Launching the debate on what could be the most controversial welfare reform of President Jacques Chirac's second term, the report slammed inefficiencies that encouraged French doctors and patients alike to waste healthcare resources.

The report by the High Council for the Future of Health Insurance - made up of representatives of trade unions, health funds, medical workers and the private sector - is part of the preparation of healthcare reform legislation due by end-June.

It follows a one-day warning strike on Thursday by doctors and hospital workers to demonstrate over hospital understaffing and their fears of a creeping privatization of the sector.

"The High Council believes that general confusion over who is in charge of what partly explains the excesses and certainly favors them," it said, adding the system was "badly regulated and badly governed."

"Everyone - institutions, healthcare professionals and social security contributors - will have to change their behavior," the report, presented to Health Minister Jean-Francois Mattei, concluded.

Receiving the report, Mattei said the it would form the basis of further consultations within the health sector to be launched next month before legislation is finally drafted.

"I share both (the Council's) concerns and its analysis on what sort of action is required," he added.

French general practitioners prescribe on average 260,000 euros worth of drugs a year.
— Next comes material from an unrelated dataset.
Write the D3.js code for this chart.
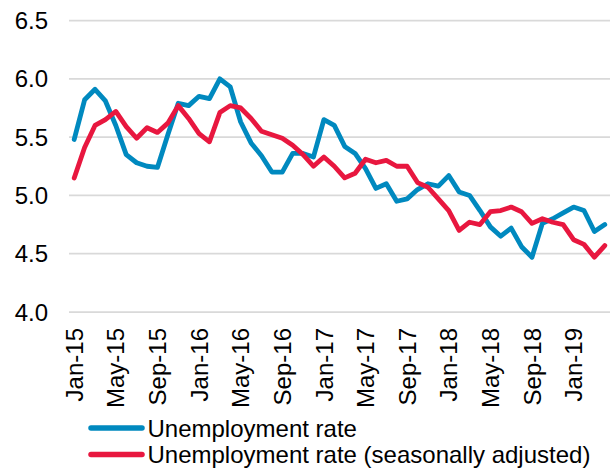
<!DOCTYPE html>
<html>
<head>
<meta charset="utf-8">
<script src="https://cdn.jsdelivr.net/npm/d3@7"></script>
<style>
  body { margin: 0; background: #fff; }
  svg text { font-family: "Liberation Sans", Arial, sans-serif; fill: #000; }
</style>
</head>
<body>
<div id="chart"></div>
<script>
// months on the category axis
var months = [
  "Jan-15","Feb-15","Mar-15","Apr-15","May-15","Jun-15","Jul-15","Aug-15","Sep-15","Oct-15","Nov-15","Dec-15",
  "Jan-16","Feb-16","Mar-16","Apr-16","May-16","Jun-16","Jul-16","Aug-16","Sep-16","Oct-16","Nov-16","Dec-16",
  "Jan-17","Feb-17","Mar-17","Apr-17","May-17","Jun-17","Jul-17","Aug-17","Sep-17","Oct-17","Nov-17","Dec-17",
  "Jan-18","Feb-18","Mar-18","Apr-18","May-18","Jun-18","Jul-18","Aug-18","Sep-18","Oct-18","Nov-18","Dec-18",
  "Jan-19","Feb-19","Mar-19","Apr-19"
];

var rate = [
  5.48, 5.82, 5.91, 5.81, 5.60, 5.35, 5.28, 5.25, 5.24, 5.52, 5.79, 5.77,
  5.85, 5.83, 6.00, 5.93, 5.63, 5.45, 5.34, 5.20, 5.20, 5.36, 5.36, 5.33,
  5.65, 5.60, 5.42, 5.36, 5.23, 5.06, 5.10, 4.95, 4.97, 5.05, 5.10, 5.08,
  5.17, 5.03, 5.00, 4.87, 4.73, 4.65, 4.72, 4.56, 4.47, 4.76, 4.80, 4.85,
  4.90, 4.87, 4.69, 4.75
];

var rateSA = [
  5.15, 5.41, 5.60, 5.65, 5.72, 5.59, 5.49, 5.58, 5.54, 5.62, 5.77, 5.66,
  5.53, 5.46, 5.71, 5.77, 5.75, 5.66, 5.55, 5.52, 5.49, 5.43, 5.35, 5.25,
  5.33, 5.25, 5.15, 5.19, 5.31, 5.28, 5.30, 5.25, 5.25, 5.11, 5.07, 4.97,
  4.87, 4.70, 4.77, 4.75, 4.86, 4.87, 4.90, 4.86, 4.76, 4.80, 4.77, 4.75,
  4.62, 4.58, 4.47, 4.57
];

var yTicks = [4.0, 4.5, 5.0, 5.5, 6.0, 6.5];
var seriesNames = ["Unemployment rate", "Unemployment rate (seasonally adjusted)"];
var colors = ["#0089bf", "#e8173f"];

var width = 615, height = 469;
var plot = {left: 69, right: 610, top: 20.5, bottom: 312};
var fontSize = "24px";

var svg = d3.select("#chart").append("svg")
    .attr("width", width)
    .attr("height", height);

var x = d3.scalePoint()
    .domain(months)
    .range([plot.left, plot.right])
    .padding(0.5);

var y = d3.scaleLinear()
    .domain([4, 6.5])
    .range([plot.bottom, plot.top]);

// gridlines
svg.append("g")
    .selectAll("line")
    .data(yTicks)
    .enter().append("line")
    .attr("x1", plot.left)
    .attr("x2", plot.right)
    .attr("y1", function (d) { return y(d); })
    .attr("y2", function (d) { return y(d); })
    .attr("stroke", "#d9d9d9")
    .attr("stroke-width", 1.75);

// y labels
svg.append("g")
    .selectAll("text")
    .data(yTicks)
    .enter().append("text")
    .attr("x", 48)
    .attr("y", function (d) { return y(d); })
    .attr("dy", "0.36em")
    .attr("text-anchor", "end")
    .style("font-size", fontSize)
    .text(function (d) { return d3.format(".1f")(d); });

// x labels, every 4th month
var shown = months.filter(function (d, i) { return i % 4 === 0; });
svg.append("g")
    .selectAll("text")
    .data(shown)
    .enter().append("text")
    .attr("transform", function (d) { return "translate(" + x(d) + "," + (plot.bottom + 16) + ") rotate(-90)"; })
    .attr("dy", "0.36em")
    .attr("text-anchor", "end")
    .style("font-size", fontSize)
    .text(function (d) { return d; });

var line = d3.line()
    .x(function (d, i) { return x(months[i]); })
    .y(function (d) { return y(d); });

[rate, rateSA].forEach(function (s, k) {
    svg.append("path")
        .datum(s)
        .attr("fill", "none")
        .attr("stroke", colors[k])
        .attr("stroke-width", 4.8)
        .attr("stroke-linejoin", "round")
        .attr("stroke-linecap", "round")
        .attr("d", line);
});

// legend
var legend = svg.append("g")
    .selectAll("g")
    .data(seriesNames)
    .enter().append("g")
    .attr("transform", function (d, i) { return "translate(0," + (428 + i * 26.5) + ")"; });

legend.append("line")
    .attr("x1", 91)
    .attr("x2", 142)
    .attr("stroke", function (d, i) { return colors[i]; })
    .attr("stroke-width", 5.5)
    .attr("stroke-linecap", "round");

legend.append("text")
    .attr("x", 147.5)
    .attr("dy", "0.36em")
    .style("font-size", fontSize)
    .text(function (d) { return d; });
</script>
</body>
</html>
The French consume three times as many antibiotics as their German neighbors, and more than twice as much anti-cholesterol drugs as the British.
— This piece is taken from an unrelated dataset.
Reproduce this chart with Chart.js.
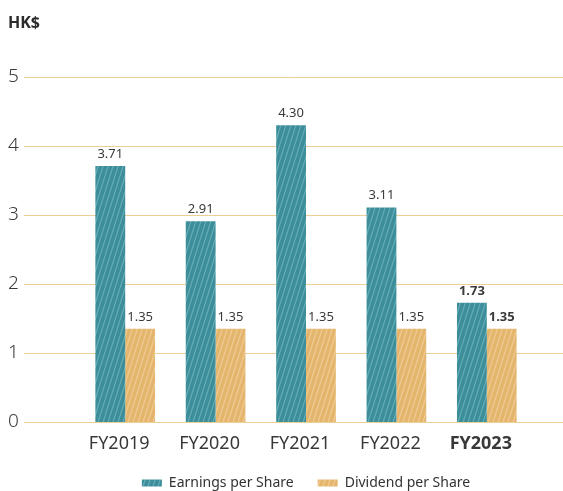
<!DOCTYPE html>
<html>
<head>
<meta charset="utf-8">
<script src="https://cdn.jsdelivr.net/npm/chart.js@4/dist/chart.umd.min.js"></script>
<style>
	html, body { margin: 0; padding: 0; background: #fff; }
	#wrap { width: 563px; height: 491px; position: relative; }
</style>
</head>
<body>
<div id="wrap"><canvas id="chart"></canvas></div>
<script>
var categories = ['FY2019', 'FY2020', 'FY2021', 'FY2022', 'FY2023'];
var earnings = [3.71, 2.91, 4.30, 3.11, 1.73];
var dividends = [1.35, 1.35, 1.35, 1.35, 1.35];
var yTicks = [0, 1, 2, 3, 4, 5];

var FONT = '"Noto Sans", "Open Sans", sans-serif';
var gridColor = '#ebcf96';

function stripes(base, line) {
	var c = document.createElement('canvas');
	c.width = 5; c.height = 16;
	var g = c.getContext('2d');
	g.fillStyle = base;
	g.fillRect(0, 0, 5, 16);
	g.strokeStyle = line;
	g.lineWidth = 1.2;
	for (var k = -1; k <= 1; k++) {
		g.beginPath();
		g.moveTo(k * 5, 16);
		g.lineTo(k * 5 + 5, 0);
		g.stroke();
	}
	return g.createPattern(c, 'repeat');
}

var tealFill = stripes('#3b8e9a', '#68acb5');
var tanFill = stripes('#e4b56c', '#efcb94');

// gridlines run the full width, wider than the bar area
var gridPlugin = {
	id: 'grid',
	beforeDatasetsDraw: function(chart) {
		var ctx = chart.ctx, y = chart.scales.y;
		ctx.save();
		ctx.strokeStyle = gridColor;
		ctx.lineWidth = 1;
		yTicks.forEach(function(v) {
			var py = Math.round(y.getPixelForValue(v)) + 0.5;
			ctx.beginPath();
			ctx.moveTo(24, py);
			ctx.lineTo(563, py);
			ctx.stroke();
		});
		ctx.restore();
	}
};

var labelPlugin = {
	id: 'valueLabels',
	afterDatasetsDraw: function(chart) {
		var ctx = chart.ctx;
		ctx.save();
		ctx.textAlign = 'center';
		ctx.textBaseline = 'alphabetic';
		ctx.fillStyle = '#3a3a3a';
		chart.data.datasets.forEach(function(ds, di) {
			chart.getDatasetMeta(di).data.forEach(function(bar, i) {
				var last = i === categories.length - 1;
				ctx.font = (last ? 'bold ' : '') + '13px ' + FONT;
				ctx.fillText(ds.data[i].toFixed(2), bar.x, bar.y - 8);
			});
		});
		// unit label
		ctx.textAlign = 'left';
		ctx.font = 'bold 16px ' + FONT;
		ctx.fillStyle = '#2b2b2b';
		ctx.fillText('HK$', 8, 28);
		ctx.restore();
	}
};

var chart = new Chart(document.getElementById('chart'), {
	type: 'bar',
	data: {
		labels: categories,
		datasets: [
			{
				label: 'Earnings per Share',
				data: earnings,
				backgroundColor: tealFill,
				borderWidth: 0
			},
			{
				label: 'Dividend per Share',
				data: dividends,
				backgroundColor: tanFill,
				borderWidth: 0
			}
		]
	},
	options: {
		responsive: true,
		maintainAspectRatio: false,
		animation: false,
		layout: { padding: { left: 8, right: 31, top: 77, bottom: -9 } },
		datasets: { bar: { categoryPercentage: 0.66, barPercentage: 1 } },
		scales: {
			x: {
				afterFit: function(scale) { scale.height = 30; },
				grid: { display: false, drawTicks: false },
				border: { display: false },
				ticks: {
					color: '#383838',
					padding: 11,
					labelOffset: -6,
					font: function(c) {
						return { family: FONT, size: 18, weight: c.index === 4 ? 'bold' : 'normal' };
					}
				}
			},
			y: {
				min: 0,
				max: 5,
				afterFit: function(scale) { scale.width = 72; },
				afterBuildTicks: function(scale) {
					scale.ticks = yTicks.map(function(v) { return { value: v }; });
				},
				grid: { display: false, drawTicks: false },
				border: { display: false },
				ticks: {
					crossAlign: 'far',
					color: '#3a3a3a',
					font: { family: FONT, size: 19, weight: '300' }
				}
			}
		},
		plugins: {
			legend: {
				position: 'bottom',
				fullSize: false,
				labels: {
					boxWidth: 20,
					boxHeight: 7,
					padding: 24,
					color: '#333',
					font: { family: FONT, size: 14 }
				}
			},
			tooltip: { enabled: false }
		}
	},
	plugins: [gridPlugin, labelPlugin]
});
</script>
</body>
</html>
The study suggested costs could be recouped by cutting reimbursements given to patients for their prescribed medicines or by increasing revenues raised by the CSG welfare levy, an income-related levy that is widely paid in France.

 

Chirac's government, which was elected on ambitious pledges to cut taxes, has said it would be reluctant to increase the CSG, a move the country's top business lobby also opposed.

"Any tax measure taken would only have the effect of destroying the upturn that is in the offing," said Guillaume Sarkozy of the Medef business group.

Created in 1945, the French healthcare system draws funding from the CSG and other levies on companies and workers. People also subscribe to non-profit health insurance cooperatives known as "mutuelles."

The report said medical advances, the aging population and demand for more costly treatment would mean health spending rising past the current nine percent of gross domestic product, one of the highest levels in the world.

That will mean a healthcare deficit projected at 10.9 billion euros this year rising to 29 billion by 2010 and 66 billion by 2020 if unchecked, it estimated.

The healthcare deficit will account for nearly a fifth of a total public deficit this year that has again put France in breach of euro zone budget rules. Paris has pledged to bring the deficit down to within accepted levels by 2005.

The French have grown used to a level of healthcare that is the envy of many other countries, but medical workers insist there is a growing strain on resources. Some say this was a factor behind the 15,000 deaths in last summer's heatwave.